A woman walks up to the counter to order a latte and sees a copy of Lean In, the book its author describes at “a sort-of feminist manifesto,” displayed at the register. She wrinkles her nose a little, and says to the man she’s with, “That book says women should be more aggressive.” It’s obvious that she disapproves, and then she rolls her eyes, just to underline her point.
Since I’ve watched this scene play out at my bookstore several times this week, let me set the record straight: Lean In is about women in the workplace, but it doesn’t encourage women to be more aggressive. It isn’t man-hating. It isn’t negative. And dismissing another woman without really listening to what she has to say is exactly what author Sheryl Sandberg is fighting against.
To speak to the criticisms for a moment, it’s true that Sandberg herself best represents educated, middle-class-or-higher white women, and that her ideas for change aren’t exactly groundbreaking. But her premise of exploring the questions of how women interact in the workplace, and why more of us aren’t leaders in our fields, is a conversation we all (women and men) need to be having. And, just for kicks, let’s set up some ground rules for that conversation: No wrinkled noses. No rolled eyes. And no uninformed commentary that tears someone down before even listening to what she has to say.

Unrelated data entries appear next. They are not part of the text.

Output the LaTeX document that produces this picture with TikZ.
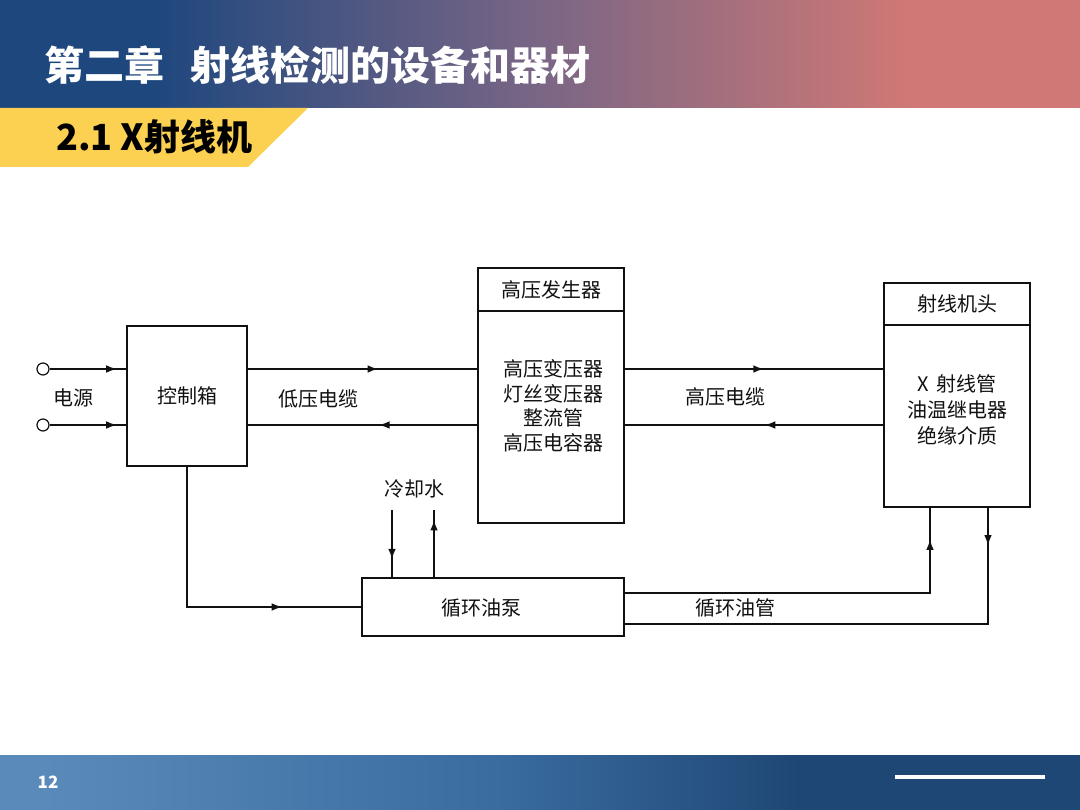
\documentclass[tikz,border=0pt]{standalone}
\usepackage{fontspec}
\setmainfont{Noto Sans CJK SC}
\usetikzlibrary{arrows.meta,decorations.markings}
\definecolor{hdrA}{HTML}{1E477E}
\definecolor{hdrM}{HTML}{7A6685}
\definecolor{hdrB}{HTML}{CF7875}
\definecolor{ftA}{HTML}{5A8ABA}
\definecolor{ftM}{HTML}{3A6CA0}
\definecolor{ftB}{HTML}{1F4775}
\definecolor{tabyellow}{HTML}{FCD152}
\definecolor{ink}{HTML}{111111}
\pgfdeclarehorizontalshading{hdrshade}{100bp}{color(0bp)=(hdrA); color(32bp)=(hdrA); color(50bp)=(hdrM); color(67bp)=(hdrB); color(100bp)=(hdrB)}
\pgfdeclarehorizontalshading{ftshade}{100bp}{color(0bp)=(ftA); color(27bp)=(ftA); color(48bp)=(ftM); color(62bp)=(ftB); color(100bp)=(ftB)}
\begin{document}
\begin{tikzpicture}[x=1pt,y=-1pt,
  box/.style={draw=ink, line width=1.3pt, inner sep=0pt},
  lbl/.style={text=ink, font=\fontsize{20}{24}\selectfont, inner sep=0pt, align=center},
  wire/.style={draw=ink, line width=1.3pt},
  midarr/.style={postaction={decorate}, decoration={markings, mark=at position #1 with {\arrow[scale=2.2]{Latex[length=5pt,width=3.5pt]}}}},
  pinc/.style={circle, draw=ink, line width=1.2pt, minimum size=12pt, inner sep=0pt}]
\useasboundingbox (0,0) rectangle (1080,810);
\fill[white] (0,0) rectangle (1080,810);
% header
\shade[shading=hdrshade] (0,0) rectangle (1080,108);
\fill[tabyellow] (0,108) -- (308,108) -- (248,167) -- (0,167) -- cycle;
\node[anchor=west, text=white, font=\bfseries\fontsize{40}{44}\selectfont, inner sep=0pt] (title) at (44,65) {第二章\hspace{0.65em}射线检测的设备和器材};
\node[anchor=west, text=black, font=\bfseries\fontsize{36}{40}\selectfont, inner sep=0pt] (sub) at (56,137) {2.1 X射线机};
% footer
\shade[shading=ftshade] (0,755) rectangle (1080,810);
\node[text=white, font=\bfseries\fontsize{17}{18}\selectfont, inner sep=0pt] (pg) at (48,782) {12};
\draw[white, line width=4pt] (895,777) -- (1045,777);
% boxes
\node[box, minimum width=120pt, minimum height=140pt] (ctrl) at (187,396) {};
\node[lbl] (ctrlt) at (187,396) {控制箱};
\node[box, minimum width=146pt, minimum height=43pt] (hvt) at (551,289.5) {};
\node[lbl] (hvtt) at (551,290) {高压发生器};
\node[box, minimum width=146pt, minimum height=212pt] (hvb) at (551,417) {};
\node[lbl, text width=146pt, font=\fontsize{20}{24.5}\selectfont] (hvbt) at (553,406) {高压变压器\\灯丝变压器\\整流管\\高压电容器};
\node[box, minimum width=146pt, minimum height=42pt] (xt) at (957,304) {};
\node[lbl] (xtt) at (957,304) {射线机头};
\node[box, minimum width=146pt, minimum height=182pt] (xb) at (957,416) {};
\node[lbl, text width=146pt, font=\fontsize{20}{26}\selectfont] (xbt) at (957,410) {X 射线管\\油温继电器\\绝缘介质};
\node[box, minimum width=262pt, minimum height=58pt] (pump) at (493,607) {};
\node[lbl] (pumpt) at (481,608) {循环油泵};
% labels
\node[lbl] (src) at (73,398) {电源};
\node[lbl] (lvc) at (318,399) {低压电缆};
\node[lbl] (hvc) at (725,397) {高压电缆};
\node[lbl] (cw) at (414,489) {冷却水};
\node[lbl] (oilp) at (735,608) {循环油管};
% power input
\node[pinc] (pin1) at (43,369) {};
\node[pinc] (pin2) at (43,425) {};
\draw[wire, midarr=0.88] (pin1.east) -- (pin1 -| ctrl.west);
\draw[wire, midarr=0.88] (pin2.east) -- (pin2 -| ctrl.west);
% low voltage cable
\draw[wire, midarr=0.57] (pin1 -| ctrl.east) -- (pin1 -| hvb.west);
\draw[wire, midarr=0.43] (pin2 -| hvb.west) -- (pin2 -| ctrl.east);
% high voltage cable
\draw[wire, midarr=0.54] (pin1 -| hvb.east) -- (pin1 -| xb.west);
\draw[wire, midarr=0.46] (pin2 -| xb.west) -- (pin2 -| hvb.east);
% control box to pump
\draw[wire, midarr=0.75] (ctrl.south) |- (pump.west);
% cooling water
\coordinate (cwin) at (392,510);
\coordinate (cwout) at (434,510);
\draw[wire, midarr=0.74] (cwin) -- (cwin |- pump.north);
\draw[wire, midarr=0.86] (cwout |- pump.north) -- (cwout);
% oil pipes
\draw[wire, midarr=0.92] ([yshift=-15.5pt]pump.north east) -| ([xshift=-27pt]xb.south);
\draw[wire, midarr=0.08] ([xshift=31pt]xb.south) |- ([yshift=-17pt]pump.east);
\end{tikzpicture}
\end{document}
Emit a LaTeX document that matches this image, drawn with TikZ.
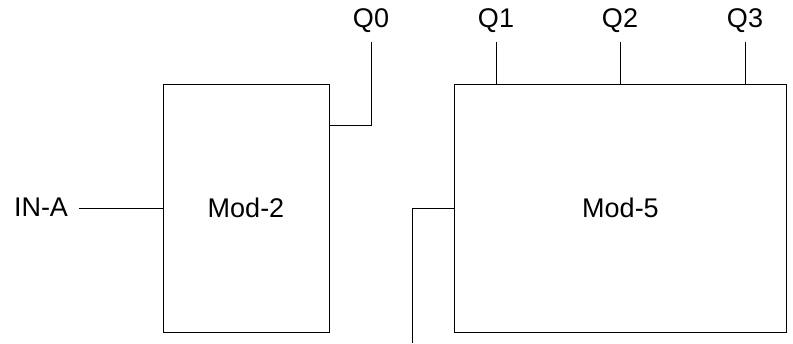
\documentclass[tikz,border=0pt]{standalone}
\usepackage{fontspec}
\setmainfont{Liberation Sans}
\begin{document}
\begin{tikzpicture}[x=1pt,y=-1pt,
  every node/.style={font=\fontsize{27}{31}\selectfont},
  modbox/.style={draw,line width=1pt,minimum width=#1,minimum height=248pt,inner sep=0pt},
  wire/.style={line width=1pt},
  lbl/.style={inner sep=0pt}]
\useasboundingbox (0,0) rectangle (793,343);
\node[modbox=166pt] (m2) at (246,208) {Mod-2};
\node[modbox=332pt] (m5) at (620.5,208) {Mod-5};
\node[lbl] (ina) at (41,207) {IN-A};
\node[lbl] (q0) at (371,21) {Q0};
\node[lbl] (q1) at (496,21) {Q1};
\node[lbl] (q2) at (620,21) {Q2};
\node[lbl] (q3) at (745,21) {Q3};
\coordinate (inaend) at (79,208);
\coordinate (q0end) at (371,42);
\coordinate (q1end) at (496,42);
\coordinate (q2end) at (620,42);
\coordinate (q3end) at (745,42);
\coordinate (m5in) at (412,343);
\draw[wire] (inaend) -- (m2.west);
\draw[wire] (m2.east |- 0,125) -| (q0end);
\draw[wire] (m5.north -| q1end) -- (q1end);
\draw[wire] (m5.north -| q2end) -- (q2end);
\draw[wire] (m5.north -| q3end) -- (q3end);
\draw[wire] (m5.west) -| (m5in);
\end{tikzpicture}
\end{document}
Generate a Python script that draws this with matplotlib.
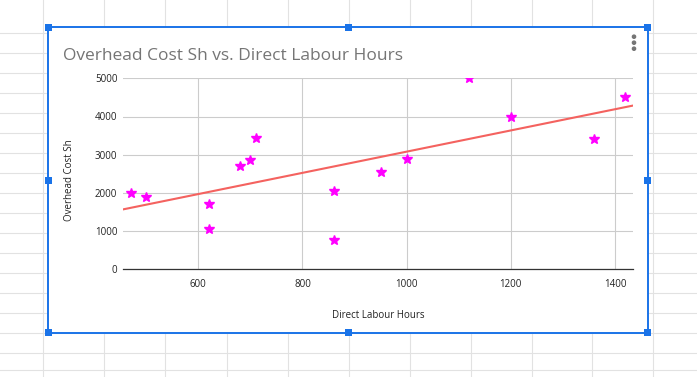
import numpy as np
import matplotlib
matplotlib.use("Agg")
import matplotlib.pyplot as plt
from matplotlib.patches import Rectangle, Circle

# data
hours = [470, 500, 620, 620, 680, 700, 710, 860, 860, 950, 1000, 1120, 1200, 1360, 1420]
cost = [2000, 1900, 1700, 1050, 2700, 2850, 3450, 2050, 780, 2560, 2900, 5000, 4000, 3400, 4500]
x_ticks = [600, 800, 1000, 1200, 1400]
y_ticks = [0, 1000, 2000, 3000, 4000, 5000]

W, H = 697, 377
plt.rcParams["font.family"] = ["Open Sans", "DejaVu Sans"]

fig = plt.figure(figsize=(W / 100, H / 100), dpi=100)

# spreadsheet background (pixel coordinates)
bg = fig.add_axes([0, 0, 1, 1], zorder=0)
bg.set_xlim(0, W)
bg.set_ylim(H, 0)
bg.axis("off")
cols = [43.3, 104.3, 165.4, 226.6, 287.6, 348.6, 409.6, 470.6, 531.6, 592.4, 653.3]
rows = [33.3, 53.3, 73.3, 93.3, 113.3, 133.3, 153.3, 173.3, 193.3, 213.3, 233.3,
        253.3, 273.3, 293.3, 313.3, 333.3, 353.3, 370]
for c in cols:
    bg.plot([c, c], [0, H], color="#e2e2e2", lw=0.8)
for r in rows:
    bg.plot([0, W], [r, r], color="#e2e2e2", lw=0.8)

# chart card
x0, y0, x1, y1 = 48.3, 27.3, 647.7, 332.7
bg.add_patch(Rectangle((x0, y0), x1 - x0, y1 - y0, facecolor="white",
                       edgecolor="#1a73e8", lw=1.4, zorder=3))
for hx, hy in [(x0, y0), ((x0 + x1) / 2, y0), (x1, y0), (x0, (y0 + y1) / 2),
               (x1, (y0 + y1) / 2), (x0, y1), ((x0 + x1) / 2, y1), (x1, y1)]:
    bg.add_patch(Rectangle((hx - 3.5, hy - 3.5), 7, 7, facecolor="#1a73e8",
                           edgecolor="none", zorder=4))
for dy in [36.7, 42.7, 48.7]:
    bg.add_patch(Circle((634, dy), 1.6, color="#757575", zorder=4))

bg.text(63.3, 59.5, "Overhead Cost Sh vs. Direct Labour Hours", fontsize=12.5,
        color="#757575", ha="left", va="baseline", zorder=5)
bg.text(378.6, 315.4, "Direct Labour Hours", fontsize=7, color="#222222",
        ha="center", va="center", zorder=5)
bg.text(69.3, 180, "Overhead Cost Sh", fontsize=7, color="#222222",
        ha="center", va="center", rotation=90, zorder=5)

# plot area
left, right, top, bottom = 123.3, 632.7, 78.3, 269.3
ax = fig.add_axes([left / W, 1 - bottom / H, (right - left) / W, (bottom - top) / H], zorder=2)
ax.patch.set_alpha(0)
ax.set_xlim(456, 1434)
ax.set_ylim(0, 5000)
ax.set_xticks(x_ticks)
ax.set_yticks(y_ticks)
ax.tick_params(length=0, labelsize=7, labelcolor="#222222")
ax.tick_params(axis="y", pad=4.3)
ax.tick_params(axis="x", pad=7)
ax.grid(True, color="#cccccc", lw=0.8)
ax.set_axisbelow(True)
for s in ["top", "right", "left"]:
    ax.spines[s].set_visible(False)
ax.spines["bottom"].set_color("#333333")
ax.spines["bottom"].set_linewidth(0.9)

coef = np.polyfit(hours, cost, 1)
xl = np.array(ax.get_xlim())
ax.plot(xl, np.polyval(coef, xl), color="#f4625f", lw=1.5, zorder=3)
ax.plot(hours, cost, linestyle="none", marker="*", markersize=7,
        color="#ff00ff", zorder=4)

fig.savefig("out.png", dpi=100)
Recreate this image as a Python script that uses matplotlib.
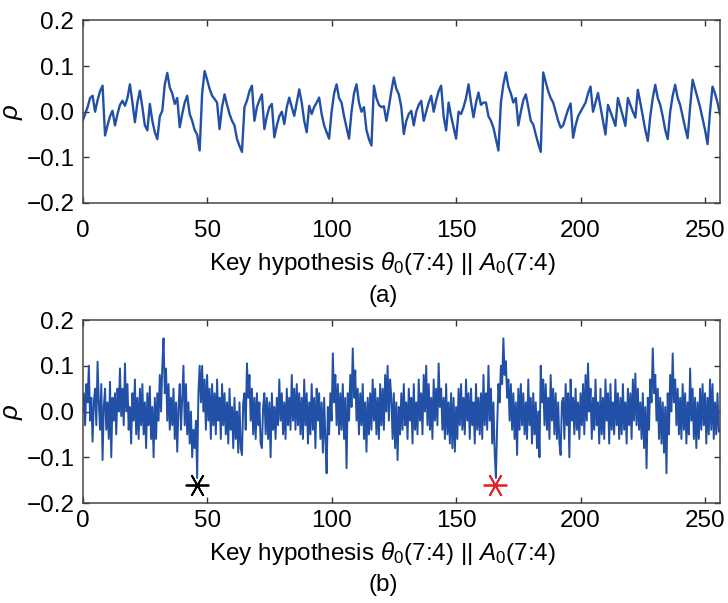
import numpy as np
import matplotlib
matplotlib.use("Agg")
import matplotlib.pyplot as plt

plt.rcParams['font.family'] = ['Liberation Sans', 'DejaVu Sans']
plt.rcParams['mathtext.fontset'] = 'custom'
plt.rcParams['mathtext.rm'] = 'Liberation Sans'
plt.rcParams['mathtext.it'] = 'Liberation Sans:italic'

# (a) correlation per key hypothesis, 0..256
rho_a = [
    -0.020, -0.005, 0.010, 0.030, 0.035, 0.000, 0.025, 0.045, 0.057, -0.052,
    -0.030, -0.010, 0.002, -0.030, -0.005, 0.015, 0.024, 0.013, 0.030, 0.060,
    0.020, -0.023, 0.020, 0.046, 0.010, -0.030, -0.041, 0.017, -0.020, -0.045,
    -0.060, -0.010, 0.002, 0.060, 0.085, 0.053, 0.040, 0.017, 0.030, -0.034,
    -0.005, 0.020, 0.035, -0.005, -0.020, -0.040, -0.050, -0.085, 0.040, 0.089,
    0.070, 0.050, 0.035, 0.028, 0.020, -0.038, 0.010, 0.038, 0.015, -0.005,
    -0.020, -0.030, -0.060, -0.075, -0.088, 0.010, 0.024, 0.045, 0.057, -0.020,
    0.010, 0.025, 0.038, -0.038, -0.010, 0.010, 0.017, -0.056, -0.030, -0.010,
    0.000, -0.027, 0.010, 0.031, 0.010, -0.009, 0.020, 0.049, 0.020, -0.020,
    -0.045, 0.013, -0.005, 0.010, 0.020, 0.031, -0.005, -0.030, -0.045, -0.059,
    0.000, 0.040, 0.060, 0.030, 0.020, -0.010, -0.035, -0.059, 0.000, 0.040,
    0.060, 0.020, 0.000, 0.010, -0.040, -0.060, -0.074, 0.057, 0.030, 0.015,
    0.010, 0.012, -0.020, 0.010, 0.045, 0.075, 0.050, 0.038, 0.010, -0.049,
    -0.020, -0.005, 0.002, -0.030, 0.000, 0.015, 0.024, -0.020, 0.000, 0.020,
    0.035, 0.000, 0.025, 0.045, 0.057, -0.010, -0.041, 0.020, -0.010, -0.035,
    -0.059, 0.000, -0.005, 0.010, 0.030, 0.060, 0.020, -0.012, 0.020, 0.042,
    0.015, 0.020, 0.020, -0.010, -0.020, -0.035, -0.060, -0.085, 0.020, 0.060,
    0.086, 0.055, 0.040, 0.020, 0.030, -0.030, 0.000, 0.025, 0.038, 0.010,
    -0.020, -0.028, -0.050, -0.070, -0.088, 0.086, 0.065, 0.045, 0.030, 0.020,
    0.000, -0.020, -0.035, -0.030, -0.012, 0.005, 0.018, -0.057, -0.030, -0.010,
    0.000, 0.010, 0.020, 0.040, 0.055, 0.000, 0.020, 0.041, 0.010, -0.020,
    -0.050, 0.015, 0.000, -0.015, -0.031, 0.030, 0.010, -0.010, -0.031, 0.030,
    0.015, 0.000, -0.013, 0.048, 0.020, -0.010, -0.040, -0.064, -0.010, 0.030,
    0.059, 0.030, 0.015, -0.010, -0.040, -0.060, 0.000, 0.035, 0.059, 0.030,
    0.015, -0.010, -0.035, -0.058, 0.010, 0.070, 0.050, 0.030, 0.010, -0.015,
    -0.040, -0.071, 0.000, 0.055, 0.040, 0.020, -0.006,
]

# (b) correlation in thousandths, two samples per key hypothesis unit
rho_b_milli = [
    0, 40, -30, 60, 20, 100, -20, 30, -66, 20, 50, -30, 109, 20, -40, 60,
    -106, 10, 50, -40, 20, -60, 65, -100, 30, -20, 40, -50, 50, 0, 94, -10,
    50, -30, 105, 0, 60, -40, 10, -70, 40, -20, 70, -50, 30, -60, 50, -30,
    60, -50, 20, -80, 40, -30, 55, -60, 10, -100, 30, -60, 40, -20, 80, 0,
    100, 160, 40, 94, -20, 60, -40, 30, -30, 50, -60, 20, -88, 10, 60, -40,
    30, 100, -30, 60, -50, 20, -70, 0, -100, -40, -80, -20, -145, 40, 100, 20,
    100, 0, 70, -40, 80, -20, 50, -60, 60, -30, 40, -50, 70, -20, 30, -60,
    60, -30, 40, -50, 20, -70, 50, -40, 10, -80, 30, -60, 0, -90, 20, -80,
    -95, 20, 40, -40, 105, 30, 80, -20, 50, -50, 30, -60, 40, -30, 20, -70,
    -80, 10, 40, -50, 30, -60, 20, -100, 40, -40, 10, -60, 30, -30, 70, -20,
    40, -50, 20, -60, 50, -30, 30, -40, 80, -20, 50, -40, 60, -30, 40, -50,
    30, -60, 70, -30, 40, -70, 20, -50, 60, -40, 30, -80, 50, -20, 40, -60,
    20, -90, 30, -60, -135, 10, -50, 40, -20, 127, 20, 80, -30, 60, -50, 40,
    -40, 60, -60, 30, -124, 40, -20, 80, 10, 138, 30, 90, -20, 50, -50, 40,
    -30, 60, -60, 20, -88, 30, -50, 40, -40, 70, -20, 50, -50, 30, -60, 60,
    -30, 50, -40, 80, 0, 100, -20, 70, 30, -60, 40, -80, 20, -106, 10, -50,
    40, -40, 60, -30, 20, -60, 50, -20, 30, -70, 60, -40, 20, -50, 70, -20,
    40, -50, 80, 0, 100, -30, 60, -40, 30, -60, 70, -20, 50, -30, 105, 10,
    50, -40, 30, -60, 60, -50, 20, -70, 40, -80, 30, -88, 10, -60, 50, -30,
    60, -40, 30, -50, 70, -20, 40, -60, 50, -30, 20, -70, 60, -40, 30, -50,
    40, -60, 80, -30, 40, -40, 100, -20, 50, -70, 20, -90, -145, -30, 60, 20,
    100, 60, 160, 80, 110, 30, 70, -20, 60, -40, 40, -60, 20, -95, 50, -40,
    60, -30, 40, -50, 20, -60, 70, -30, 30, -70, 40, -50, 20, -80, 0, -100,
    100, 20, 70, -30, 60, -40, 30, -60, 80, -20, 50, -50, 40, -60, 20, -70,
    -95, 20, 30, -60, 60, -30, 40, -100, 70, -20, 30, -50, 50, -40, 20, -60,
    40, -30, 60, -50, 80, -20, 105, 0, 50, -60, 30, -40, 70, -30, 20, -70,
    50, -50, 30, -60, 70, -20, 40, -70, 60, -40, 20, -50, 70, -30, 40, -60,
    30, -50, 60, -40, 20, -70, 50, -30, 40, -60, 70, -20, 83, -30, 50, -40,
    20, -60, 40, -80, 10, -124, 30, -40, 70, 20, 138, 40, 80, -20, 50, -60,
    30, -70, 20, -90, 10, -135, 40, -50, 80, 0, 127, 20, 70, -30, 50, -50,
    30, -60, 60, -40, 40, -70, 20, -50, 94, -20, 50, -60, 30, -80, 20, -60,
    50, -40, 60, -30, 40, -70, 30, -50, 70, -40, 60, -60, 20, -50, 40, -44,
    -40,
]

# marked hypotheses in (b)
mark_keys = [46, 165.5]
mark_rho = [-0.16, -0.16]
mark_colors = ['black', '#e8202a']

xticks = [0, 50, 100, 150, 200, 250]
yticks = [-0.2, -0.1, 0.0, 0.1, 0.2]
ytick_labels = ['\u22120.2', '\u22120.1', '0.0', '0.1', '0.2']
xlabel = r'Key hypothesis $\theta_0$(7:4) || $A_0$(7:4)'
line_color = '#2150a6'
fs = 17.5

x_a = np.arange(len(rho_a))
y_b = np.array(rho_b_milli) / 1000.0
x_b = np.arange(len(y_b)) / 2.0

fig = plt.figure(figsize=(7.28, 6.03), dpi=100)
ax1 = fig.add_axes([0.1135, 0.6634, 0.8755, 0.3027])
ax2 = fig.add_axes([0.1135, 0.1658, 0.8755, 0.3035])

ax1.plot(x_a, rho_a, color=line_color, lw=1.7)
ax2.plot(x_b, y_b, color=line_color, lw=1.4)
for k, r, c in zip(mark_keys, mark_rho, mark_colors):
    ax2.plot(k, r, marker=(6, 2, 90), color=c, ms=17, mew=1.3, ls='none')

for ax, xpad, label_y in ((ax1, 12, -0.255), (ax2, 5, -0.2)):
    ax.set_xlim(0, 256)
    ax.set_ylim(-0.2, 0.2)
    ax.set_xticks(xticks)
    ax.set_yticks(yticks)
    ax.set_yticklabels(ytick_labels)
    ax.tick_params(direction='in', top=True, right=True, length=4, width=1,
                   labelsize=fs, pad=6, color='#333333')
    ax.tick_params(axis='x', pad=xpad)
    for s in ax.spines.values():
        s.set_color('#4a4440')
        s.set_linewidth(1.1)
    ax.set_xlabel(xlabel, fontsize=fs)
    ax.xaxis.set_label_coords(0.47, label_y)
    ax.set_ylabel(r'$\rho$', fontsize=fs + 1)
    ax.yaxis.set_label_coords(-0.09, 0.5)

fig.text(0.527, 0.509, '(a)', ha='center', va='center', fontsize=fs)
fig.text(0.527, 0.030, '(b)', ha='center', va='center', fontsize=fs)

fig.savefig('out.png', dpi=100)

Sandberg writes about what happens when a woman transitions from the somewhat rarified world of education, where women are often valued, into the business world, where the culture is often still shockingly stacked against women in leadership. If you doubt that assertion, she has plenty of statistics to back her up. (And I have plenty of life experience to agree with those statistics.) To right this wrong, she says we should support women who take leadership roles, even if that’s not the path we choose for ourselves. She says that, by helping more women move into top roles in business, we can strengthen more than just feminism — we also strengthen our communities, our businesses, and, yes, our families. That’s the positive message of Lean In: Do what good you can, and support others who do what good you can’t (or don’t choose to) do yourself.
What she doesn’t do is suggest that women should act more like men, or be more aggressive at work. In fact, she spends a lot of the book pointing out how women are different than our male coworkers. One way Sandberg says women are different is that we tend to feel like imposters, like we don’t deserve what we’ve earned. We take criticism to heart. We are defeated by our own inferiority complexes and by the idea that our roles as women and as mothers are somehow incompatible with our roles in the office. And, although men are encouraged to own their accomplishments and talents, women tend to give away the credit, saying we were just lucky, or that other people helped us out.
One of the reasons I loved reading this book was discovering that I’m not alone in feeling inadequate in my job even though the facts show that I’m actually great at it. I’m not the only woman who’s been called a bitch for acting professional instead of nurturing. I’m not the only business owner who has been accused of making “power plays” because I prioritized the business over an individual’s sense of entitlement. I’m not the only person to crumble because doing what’s right for my business left me vulnerable to deeply personal attacks
The fact is, Sandberg’s story isn’t a blueprint that everyone can follow, but she’s open about that fact. It’s still a wonderful thing, as a woman in business, to be able to hear from someone who’s walked the path before you, made some of the same mistakes, and found a way to thrive. It’s like having a mentor on your bookshelf. Since such a small percentage of business owners and leaders are female, I think putting that kind of advice and access into a book is a powerful thing.
Unfortunately, the best evidence that Sandberg’s book is necessary has been the backlash against it. She writes that women are slammed for taking credit for their accomplishments while men are praised for it. And look what’s happened: Reviewers and bookstore-counter commentators are proving her point. Men, apparently, are allowed to write first-person memoirs touting their professional achievements without being attacked. But when a woman does it, people line up to rip her accomplishments away from her and hand them to the men who worked beside her on the way up.
I’d like it if we could take Sandberg’s advice and work together instead of tearing each other down. But, at the very least, could we stop calling other women bitches for doing their jobs? Could we stop saying it’s an act of aggression for a woman to ask for fair pay? Could we admit that it’s time for a national conversation based on discourse instead of biased attacks? And can we stop rolling our eyes when someone else wants to talk about it?